Microsoft has officially extended the support lifespan for its users with Skylake hardware and its previous-generation Windows 7 and Windows 8.1 operating systems.
While Microsoft had originally set a deadline of July 17, 2017 for support of Skylake chips in its last-generation operating systems, as part of its not-so-gentle campaign to upgrade as many users as possible to Windows 10, it has been having second and third thoughts regarding its decision. Earlier this year Microsoft extended the deadline for cessation of support by a further year to July 2018, and now the company has announced
that it's adding another three and six years to Windows 7 and Windows 8.1 respectively.
'Enterprise customers are moving to Windows 10 faster than any version of Windows,
claimed Microsoft's Shad Larsen, director of Windows business planning, in the announcement as an apparent attempt to head off any suggestion that Windows 10 is proving unpopular with business users. 'At the same time, we recognise that, in some instances, customers have a few systems that require longer deployment timeframes. We listened to this feedback and today are sharing an update to our 6th Gen Intel Core (Skylake) support policy. We have extended the support period from July 17, 2018 to the end of support dates for Windows 7 and Windows 8.1; and we will provide all applicable security updates.

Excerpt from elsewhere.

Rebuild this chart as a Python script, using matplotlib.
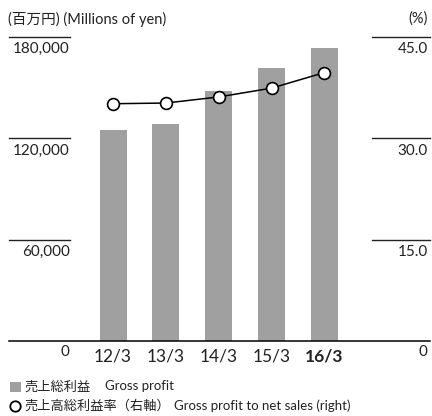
import matplotlib
matplotlib.use("Agg")
import matplotlib.pyplot as plt
import matplotlib.transforms as mtransforms
from matplotlib.patches import Rectangle
from matplotlib.lines import Line2D

plt.rcParams['font.family'] = ['Lato', 'Noto Sans CJK JP', 'DejaVu Sans']

categories = ["12/3", "13/3", "14/3", "15/3", "16/3"]
gross_profit = [125000, 128700, 148100, 161700, 173500]
ratio = [35.1, 35.2, 36.1, 37.4, 39.7]
left_ticks = [60000, 120000, 180000]
left_labels = ["60,000", "120,000", "180,000"]
right_ticks = [15.0, 30.0, 45.0]
right_labels = ["15.0", "30.0", "45.0"]

W, H = 432, 416
fig = plt.figure(figsize=(W / 100, H / 100), dpi=100)
ax_l, ax_r_px, ax_t, ax_b = 9, 430, 36.7, 341.3
ax = fig.add_axes([ax_l / W, (H - ax_b) / H, (ax_r_px - ax_l) / W, (ax_b - ax_t) / H])
ax.set_xlim(-1.97, 6.0)
ax.set_ylim(0, 180000)
for s in ax.spines.values():
    s.set_visible(False)
ax.set_xticks([])
ax.set_yticks([])
ax.patch.set_alpha(0)

x = list(range(len(categories)))
ax.bar(x, gross_profit, width=0.51, color='#a0a0a0', zorder=2)

ax2 = ax.twinx()
ax2.set_ylim(0, 45)
for s in ax2.spines.values():
    s.set_visible(False)
ax2.set_yticks([])
ax2.plot(x, ratio, color='black', lw=1.1, marker='o', markersize=8.5,
         markerfacecolor='white', markeredgecolor='black', markeredgewidth=1.2, zorder=3)

# baseline
ax.axhline(0, color='black', lw=1.1, zorder=4, clip_on=False)

lw_frac = (70 - ax_l) / (ax_r_px - ax_l)
rw_frac = (371.7 - ax_l) / (ax_r_px - ax_l)
tl = mtransforms.blended_transform_factory(ax.transAxes, ax.transData)
tr = mtransforms.blended_transform_factory(ax2.transAxes, ax2.transData)
off = mtransforms.ScaledTranslation(0, -12.5 / 100, fig.dpi_scale_trans)
for v, lab in zip(left_ticks, left_labels):
    ax.plot([0, lw_frac], [v, v], transform=tl, color='#222222', lw=1.0, clip_on=False)
    ax.text(lw_frac, v, lab, transform=tl + off, ha='right', va='center', fontsize=11, color='#222222')
for v, lab in zip(right_ticks, right_labels):
    ax2.plot([rw_frac, 1], [v, v], transform=tr, color='#222222', lw=1.0, clip_on=False)
    ax2.text(1 - 2 / (ax_r_px - ax_l), v, lab, transform=tr + off, ha='right', va='center', fontsize=11, color='#222222')

# zero labels
fig.text(65 / W, 1 - 352 / H, "0", ha='center', va='center', fontsize=11, color='#222222')
fig.text(423 / W, 1 - 352 / H, "0", ha='center', va='center', fontsize=11, color='#222222')

# category labels
off2 = mtransforms.ScaledTranslation(0, -15.5 / 100, fig.dpi_scale_trans)
tc = mtransforms.blended_transform_factory(ax.transData, ax.transAxes)
for i, c in enumerate(categories):
    ax.text(i, 0, c, transform=tc + off2, ha='center', va='center', fontsize=12.5,
            fontweight='bold' if i == len(categories) - 1 else 'normal', color='#222222')

# titles
fig.text(8 / W, 1 - 19 / H, "(百万円) (Millions of yen)", ha='left', va='center', fontsize=10.5, color='#222222')
fig.text(428 / W, 1 - 19 / H, "(%)", ha='right', va='center', fontsize=10.5, color='#222222')

# legend
y1, y2 = 386.5, 405.5
fig.patches.append(Rectangle((9.5 / W, 1 - (y1 + 5.5) / H), 11 / W, 10.5 / H, transform=fig.transFigure,
                             facecolor='#a0a0a0', edgecolor='none'))
fig.text(24 / W, 1 - y1 / H, "売上総利益", ha='left', va='center', fontsize=9.5, color='#222222')
fig.text(105 / W, 1 - y1 / H, "Gross profit", ha='left', va='center', fontsize=9.5, color='#222222')
fig.lines.append(Line2D([15 / W], [1 - y2 / H], transform=fig.transFigure, marker='o', markersize=7.5,
                        markerfacecolor='white', markeredgecolor='black', markeredgewidth=1.3, linestyle='none'))
fig.text(24 / W, 1 - y2 / H, "売上高総利益率（右軸）", ha='left', va='center', fontsize=9.5, color='#222222')
fig.text(174 / W, 1 - y2 / H, "Gross profit to net sales (right)", ha='left', va='center', fontsize=9.5, color='#222222')

fig.savefig("out.png", dpi=100)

The new deadlines, which promise security updates for Intel's sixth-generation Skylake processors, see Windows 7 supported through to the January 14, 2020 and Windows 8.1 to the January 10, 2023. 'This change is made possible through the strong partnership with our OEM partners and Intel,
' claimed Larsen, 'who will be performing security update validation testing and upgrade testing for 6th Gen Intel Core systems running Windows 7 and Windows 8.1 through the end of support dates.
The company has reaffirmed, however, that seventh-generation chips from both Intel and AMD - Kaby Lake and Bristol Ridge respectively - will not be officially supported under Windows releases prior to Windows 10, and that 'all future silicon releases will require the latest release of Windows 10.